The Tin Whistle: A Rare and Serious Cause of Penetrating Oropharyngeal Trauma in Children
Impalement injuries of the oral cavity are common in children and the potential for serious complications including internal carotid artery thrombosis can be unnoticed. We present a patient who sustained a penetrating injury in which a “tin whistle” caused herniation of the parotid gland which was not detected on clinical examination. We discuss the challenging clinical examination, the role of investigations, and consequences of these injuries aiming at increasing awareness and optimizing patient management.
Penetrating injuries of the oropharynx and palate are common in children under the age of six . These impalement injuries are especially common amongst toddlers, given their proclivity for mechanical falls while carrying objects in their mouths.
Although the majority of these injuries do not have significant or lasting sequelae, some can have detrimental complications such as involvement of the internal carotid artery with subsequent neurological deficits . Ultimately they can be life-threatening injuries.

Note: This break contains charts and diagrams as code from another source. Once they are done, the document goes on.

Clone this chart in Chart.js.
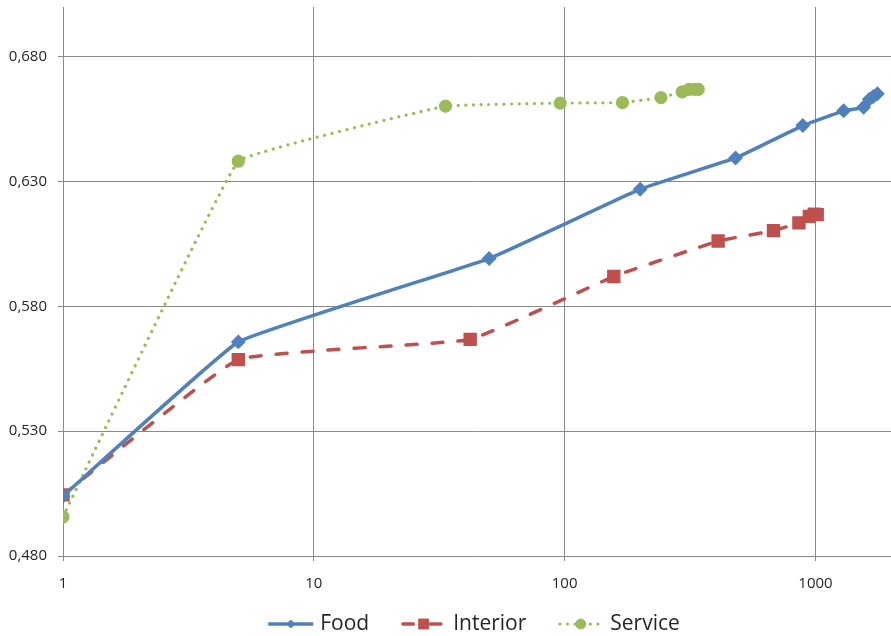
<!DOCTYPE html>
<html>
<head>
<meta charset="utf-8">
<script src="https://cdn.jsdelivr.net/npm/chart.js@4/dist/chart.umd.min.js"></script>
<style>
  html, body { margin: 0; padding: 0; background: #ffffff; }
  #wrap { width: 891px; height: 636px; position: relative; }
</style>
</head>
<body>
<div id="wrap"><canvas id="chart"></canvas></div>
<script>
// Series values (x on a log scale, y as share)
const foodX = [1, 5, 50, 200, 480, 890, 1295, 1555, 1640, 1700, 1765];
const foodY = [0.504, 0.5658, 0.5992, 0.6270, 0.6395, 0.6525, 0.6584, 0.6598, 0.6630, 0.6641, 0.6652];

const interiorX = [1, 5, 42, 157, 409, 680, 859, 945, 989, 1016];
const interiorY = [0.5045, 0.5587, 0.5668, 0.5920, 0.6062, 0.6104, 0.6135, 0.6161, 0.6170, 0.6168];

const serviceX = [1, 5, 33.5, 96, 170, 242, 294, 313, 329, 341];
const serviceY = [0.4957, 0.6382, 0.6603, 0.6615, 0.6617, 0.6637, 0.6660, 0.6670, 0.6670, 0.6670];

// Axis ticks
const xTicks = [1, 10, 100, 1000];
const yTicks = [0.48, 0.53, 0.58, 0.63, 0.68];

const pairs = (xs, ys) => xs.map((x, i) => ({ x: x, y: ys[i] }));

const GRID = '#8a8a8a';
const TEXT = '#262626';

// Legend drawn under the plot: line sample with marker, then the series name
const seriesKey = {
  id: 'seriesKey',
  afterDraw(chart) {
    const ctx = chart.ctx;
    const area = chart.chartArea;
    const sample = 45, gapText = 7, gapItem = 32;
    ctx.save();
    ctx.font = '21px "Open Sans"';
    const items = chart.data.datasets.map(ds => ({ ds: ds, w: ctx.measureText(ds.label).width }));
    const total = items.reduce((s, it) => s + sample + gapText + it.w, 0) + gapItem * (items.length - 1);
    let x = (area.left + area.right) / 2 - total / 2 - 3;
    const y = chart.height - 12;
    items.forEach(it => {
      const ds = it.ds;
      const inset = ds.borderCapStyle === 'round' ? ds.borderWidth / 2 : 0;
      ctx.save();
      ctx.strokeStyle = ds.borderColor;
      ctx.lineWidth = ds.borderWidth;
      ctx.lineCap = ds.borderCapStyle || 'butt';
      ctx.setLineDash(ds.keyDash || []);
      ctx.beginPath();
      ctx.moveTo(x + inset, y);
      ctx.lineTo(x + sample - inset, y);
      ctx.stroke();
      ctx.restore();
      ctx.save();
      ctx.fillStyle = ds.pointBackgroundColor;
      ctx.strokeStyle = ds.pointBorderColor;
      ctx.lineWidth = 1;
      Chart.helpers.drawPoint(ctx, { pointStyle: ds.pointStyle, radius: ds.keyRadius, rotation: 0, borderWidth: 1 }, x + sample / 2, y);
      ctx.restore();
      ctx.fillStyle = TEXT;
      ctx.textBaseline = 'middle';
      ctx.textAlign = 'left';
      ctx.fillText(ds.label, x + sample + gapText, y);
      x += sample + gapText + it.w + gapItem;
    });
    ctx.restore();
  }
};

new Chart(document.getElementById('chart'), {
  type: 'line',
  data: {
    datasets: [
      {
        label: 'Food',
        data: pairs(foodX, foodY),
        borderColor: '#4f81bd',
        backgroundColor: '#4f81bd',
        pointBackgroundColor: '#4f81bd',
        pointBorderColor: '#4f81bd',
        borderWidth: 3.5,
        pointStyle: 'rectRot',
        pointRadius: 5,
        keyRadius: 4,
        tension: 0.08,
        order: 1
      },
      {
        label: 'Interior',
        data: pairs(interiorX, interiorY),
        borderColor: '#c0504d',
        backgroundColor: '#c0504d',
        pointBackgroundColor: '#c0504d',
        pointBorderColor: '#c0504d',
        borderWidth: 3.5,
        borderCapStyle: 'round',
        borderDash: [11, 15],
        keyDash: [10.5, 17],
        pointStyle: 'rect',
        pointRadius: 7,
        keyRadius: 7,
        tension: 0.1,
        order: 2
      },
      {
        label: 'Service',
        data: pairs(serviceX, serviceY),
        borderColor: '#9bbb59',
        backgroundColor: '#9bbb59',
        pointBackgroundColor: '#9bbb59',
        pointBorderColor: '#9bbb59',
        borderWidth: 3.2,
        borderCapStyle: 'round',
        borderDash: [0.01, 7.6],
        keyDash: [0.01, 7.6],
        pointStyle: 'circle',
        pointRadius: 5,
        keyRadius: 5,
        tension: 0.06,
        order: 3
      }
    ]
  },
  options: {
    responsive: true,
    maintainAspectRatio: false,
    animation: false,
    devicePixelRatio: 1,
    layout: { autoPadding: false, padding: { top: 7, right: 0, bottom: 36, left: 0 } },
    plugins: {
      legend: { display: false },
      tooltip: { enabled: false }
    },
    scales: {
      x: {
        type: 'logarithmic',
        min: 1,
        max: 2000,
        afterBuildTicks: s => { s.ticks = xTicks.map(v => ({ value: v })); },
        afterFit: s => { s.height = 44; s.paddingLeft = 0; s.paddingRight = 0; },
        grid: { color: GRID, lineWidth: 1, tickLength: 5, drawTicks: true },
        border: { color: GRID, width: 1 },
        ticks: {
          autoSkip: false,
          maxRotation: 0,
          padding: 14,
          color: TEXT,
          font: { family: '"Open Sans"', size: 15 },
          callback: v => String(v)
        }
      },
      y: {
        type: 'linear',
        min: 0.48,
        max: 0.70,
        afterBuildTicks: s => { s.ticks = yTicks.map(v => ({ value: v })); },
        afterFit: s => { s.width = 63; s.paddingTop = 0; s.paddingBottom = 0; },
        grid: { color: GRID, lineWidth: 1, tickLength: 5, drawTicks: true },
        border: { color: GRID, width: 1 },
        ticks: {
          padding: 11,
          color: TEXT,
          font: { family: '"Open Sans"', size: 15 },
          callback: v => v.toFixed(3).replace('.', ',')
        }
      }
    }
  },
  plugins: [seriesKey]
});
</script>
</body>
</html>
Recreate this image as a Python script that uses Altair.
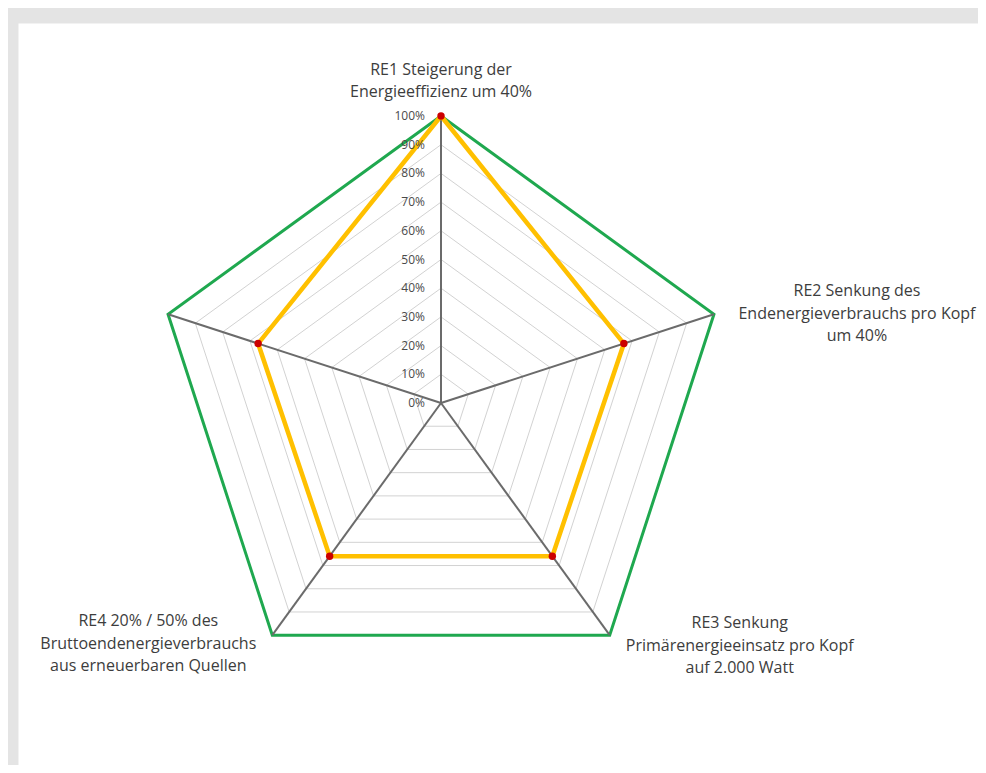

Consequently, careful assessment of the patient after the incident is advised. In addition to thorough in-hospital assessment, postdischarge care compromising of parental observation is a key measure to ensure early detection of delayed complications.
2. Case History
We present the case of a 20-month-old girl who was referred for review following mechanical fall with a traumatic intraoral laceration.
She had been playing the previous day with her elder sibling with a “tin whistle” in her mouth. She tripped and fell onto her brother sustaining a laceration to her right buccal mucosa. Examination in the emergency department demonstrated a large flap-like laceration involving the buccal mucosa, but it was limited due to pediatric distress and resistance to mouth opening. There were no other associated injuries reported.
Examination under general anaesthesia revealed a 3 × 2 cm soft tissue pedunculated mass arising from the wall of her right buccal mucosa and lateral pterygoid region (Figure 1). It was vascularized with necrotic edges. Its anatomic position near the upper second molar tooth made it clinically consistent with parotid tissue. However, the absence of any significant laceration to the mucosa raised a differential diagnosis of an abnormal growth such as a lymphoma or sarcoma.
Examination revealed the parotid gland and the associated buccal fat pad having herniated through a discrete 1 cm laceration in the wall of the mucosa (Figure 2). The gland and fat pad were atraumatically reduced, the wound edges were sharply and minimally debrided, and the wound was repaired with vicryl rapide sutures (Figure 3).
Postoperatively she was discharged the same day, on a seven-day course of oral antibiotics and her parents were advised regarding the importance of good oral hygiene. She was reviewed in the outpatients six weeks later where her wound had healed without complication.
Children frequently fall with objects in their mouths and injure their oropharynx. These can pose a significant diagnostic challenge to physicians because it is difficult to assess them accurately whilst awake. The majority of these injuries will also tend to typically resolve spontaneously with conservative management without complications [3–6].
The approach to blunt oropharyngeal trauma relies on accurate assessment of the wound, use of diagnostic tools as appropriate to the mechanism and history, such as radiology, and/or surgery in specific patients.
In our case, accurate clinical examination while the patient was awake was not possible as, unsurprisingly, the toddler was not cooperative. Ultimately we required an examination under anaesthesia (EUA) to formally assess her injury. There were no concerns regarding lodgment of a foreign body, as the flute was found to be intact after injury and thus plain films were not indicated or required.
Injuries to the oropharynx account for approximately one percent of all pediatric traumas . Commonly reported penetrating objects include toothbrushes, pencils, lollipops, eating utensils, and drinking straws [3, 14].
However to date there has not been a reported case caused by a “tin whistle.” Herniation of the parotid gland has also not been described as a consequence of these injuries. The parotid gland contains several important structures which include the facial nerve, retromandibular vein, external carotid artery, superficial temporal artery, and branches of the great auricular nerve all of which may have been potentially injured causing significant morbidity. In addition to this, there is the accompanying risk of infection causing parotitis.
Children under the age of six especially toddlers should always be supervised and not be allowed to walk or run with any object in their mouths. Impalement injuries to the oropharynx need to be considered as potentially serious and the foreign body should be removed from the wound only in a controlled environment with careful assessment of any deficit resulting from the trauma. Postinjury monitoring is required even if injury seems to be trivial as complications, especially, neurovascular, may not be clinically apparent immediately.
Tin whistle: Simple six-holed flute metal flute.
Conflict of Interests
The authors declare that there is no conflict of interests regarding the publication of this paper.
The authors thank Dr. S. Gallagher for providing the intraoperative images.